▸ **DATA BLOCK**:
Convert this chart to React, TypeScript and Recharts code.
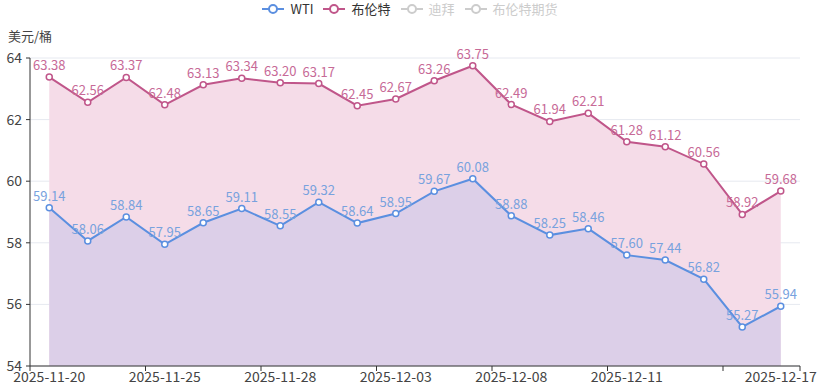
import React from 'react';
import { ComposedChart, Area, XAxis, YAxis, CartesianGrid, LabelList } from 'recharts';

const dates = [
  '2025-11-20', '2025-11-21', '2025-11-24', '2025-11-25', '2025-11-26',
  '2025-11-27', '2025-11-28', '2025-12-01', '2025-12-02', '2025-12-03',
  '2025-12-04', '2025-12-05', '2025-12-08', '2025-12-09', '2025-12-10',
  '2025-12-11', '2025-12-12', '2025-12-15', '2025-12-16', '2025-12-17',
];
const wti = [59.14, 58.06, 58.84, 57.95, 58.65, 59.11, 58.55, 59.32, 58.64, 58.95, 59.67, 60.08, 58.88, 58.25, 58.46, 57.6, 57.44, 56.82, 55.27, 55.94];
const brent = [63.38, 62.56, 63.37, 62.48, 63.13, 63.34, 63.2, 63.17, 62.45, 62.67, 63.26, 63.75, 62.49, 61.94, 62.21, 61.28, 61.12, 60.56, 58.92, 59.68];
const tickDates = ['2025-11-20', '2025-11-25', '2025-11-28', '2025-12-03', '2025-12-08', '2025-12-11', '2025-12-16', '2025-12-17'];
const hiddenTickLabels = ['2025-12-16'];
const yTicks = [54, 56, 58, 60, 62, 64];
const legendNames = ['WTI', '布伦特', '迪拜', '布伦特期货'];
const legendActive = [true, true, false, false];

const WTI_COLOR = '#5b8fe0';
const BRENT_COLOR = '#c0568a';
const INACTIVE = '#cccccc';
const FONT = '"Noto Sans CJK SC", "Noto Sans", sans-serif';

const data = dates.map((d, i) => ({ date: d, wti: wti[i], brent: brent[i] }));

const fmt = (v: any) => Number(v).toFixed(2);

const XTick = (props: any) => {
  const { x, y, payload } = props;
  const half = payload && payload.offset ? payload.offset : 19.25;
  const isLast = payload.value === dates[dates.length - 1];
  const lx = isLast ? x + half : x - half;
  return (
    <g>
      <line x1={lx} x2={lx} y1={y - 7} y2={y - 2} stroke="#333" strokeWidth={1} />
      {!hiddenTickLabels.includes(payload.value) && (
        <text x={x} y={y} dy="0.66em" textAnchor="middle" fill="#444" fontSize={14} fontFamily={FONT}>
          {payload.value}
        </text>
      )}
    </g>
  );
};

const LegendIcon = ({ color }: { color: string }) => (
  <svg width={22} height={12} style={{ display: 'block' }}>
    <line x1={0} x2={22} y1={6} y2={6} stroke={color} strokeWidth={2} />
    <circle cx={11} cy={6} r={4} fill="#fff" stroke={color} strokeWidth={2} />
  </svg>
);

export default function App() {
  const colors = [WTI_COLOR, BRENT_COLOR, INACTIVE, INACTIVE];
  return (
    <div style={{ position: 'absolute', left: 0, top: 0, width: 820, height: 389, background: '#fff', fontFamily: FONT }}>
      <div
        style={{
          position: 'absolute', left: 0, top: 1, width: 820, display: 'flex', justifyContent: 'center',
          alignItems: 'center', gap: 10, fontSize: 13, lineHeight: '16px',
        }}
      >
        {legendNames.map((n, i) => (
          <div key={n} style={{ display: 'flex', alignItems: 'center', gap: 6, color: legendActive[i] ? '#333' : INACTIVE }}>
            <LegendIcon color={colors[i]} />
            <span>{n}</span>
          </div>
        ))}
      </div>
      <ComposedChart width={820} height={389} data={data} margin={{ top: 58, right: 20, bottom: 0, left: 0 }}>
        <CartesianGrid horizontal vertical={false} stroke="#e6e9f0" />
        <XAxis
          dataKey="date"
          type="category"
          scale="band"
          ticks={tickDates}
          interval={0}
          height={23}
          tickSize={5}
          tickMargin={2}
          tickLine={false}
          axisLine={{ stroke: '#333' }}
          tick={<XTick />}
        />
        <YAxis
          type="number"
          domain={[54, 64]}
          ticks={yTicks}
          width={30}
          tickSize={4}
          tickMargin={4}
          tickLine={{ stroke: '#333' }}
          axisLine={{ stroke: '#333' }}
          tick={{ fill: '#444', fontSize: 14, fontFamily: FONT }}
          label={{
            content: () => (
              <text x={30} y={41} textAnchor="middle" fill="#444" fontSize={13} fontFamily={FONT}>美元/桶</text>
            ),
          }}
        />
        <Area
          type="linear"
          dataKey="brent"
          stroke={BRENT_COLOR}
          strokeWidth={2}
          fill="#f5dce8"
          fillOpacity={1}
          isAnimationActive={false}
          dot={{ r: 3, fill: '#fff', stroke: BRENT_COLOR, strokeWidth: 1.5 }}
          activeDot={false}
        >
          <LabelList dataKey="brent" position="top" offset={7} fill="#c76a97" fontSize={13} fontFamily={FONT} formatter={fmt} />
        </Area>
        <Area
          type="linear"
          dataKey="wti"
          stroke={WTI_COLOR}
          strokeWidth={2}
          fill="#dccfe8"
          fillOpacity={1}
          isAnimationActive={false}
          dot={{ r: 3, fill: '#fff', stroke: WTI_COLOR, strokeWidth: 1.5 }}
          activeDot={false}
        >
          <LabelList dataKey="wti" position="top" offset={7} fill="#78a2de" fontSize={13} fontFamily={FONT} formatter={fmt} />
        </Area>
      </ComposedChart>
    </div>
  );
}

▸ **WORK INSTRUCTIONS**: Leave out the pictures and repeat the lines from the start of the material through the line with "const fmt = (v: any) => Number(v).toFixed(2);", inclusive.

▸ **FULL ANSWER**:
Convert this chart to React, TypeScript and Recharts code.
import React from 'react';
import { ComposedChart, Area, XAxis, YAxis, CartesianGrid, LabelList } from 'recharts';

const dates = [
  '2025-11-20', '2025-11-21', '2025-11-24', '2025-11-25', '2025-11-26',
  '2025-11-27', '2025-11-28', '2025-12-01', '2025-12-02', '2025-12-03',
  '2025-12-04', '2025-12-05', '2025-12-08', '2025-12-09', '2025-12-10',
  '2025-12-11', '2025-12-12', '2025-12-15', '2025-12-16', '2025-12-17',
];
const wti = [59.14, 58.06, 58.84, 57.95, 58.65, 59.11, 58.55, 59.32, 58.64, 58.95, 59.67, 60.08, 58.88, 58.25, 58.46, 57.6, 57.44, 56.82, 55.27, 55.94];
const brent = [63.38, 62.56, 63.37, 62.48, 63.13, 63.34, 63.2, 63.17, 62.45, 62.67, 63.26, 63.75, 62.49, 61.94, 62.21, 61.28, 61.12, 60.56, 58.92, 59.68];
const tickDates = ['2025-11-20', '2025-11-25', '2025-11-28', '2025-12-03', '2025-12-08', '2025-12-11', '2025-12-16', '2025-12-17'];
const hiddenTickLabels = ['2025-12-16'];
const yTicks = [54, 56, 58, 60, 62, 64];
const legendNames = ['WTI', '布伦特', '迪拜', '布伦特期货'];
const legendActive = [true, true, false, false];

const WTI_COLOR = '#5b8fe0';
const BRENT_COLOR = '#c0568a';
const INACTIVE = '#cccccc';
const FONT = '"Noto Sans CJK SC", "Noto Sans", sans-serif';

const data = dates.map((d, i) => ({ date: d, wti: wti[i], brent: brent[i] }));

const fmt = (v: any) => Number(v).toFixed(2);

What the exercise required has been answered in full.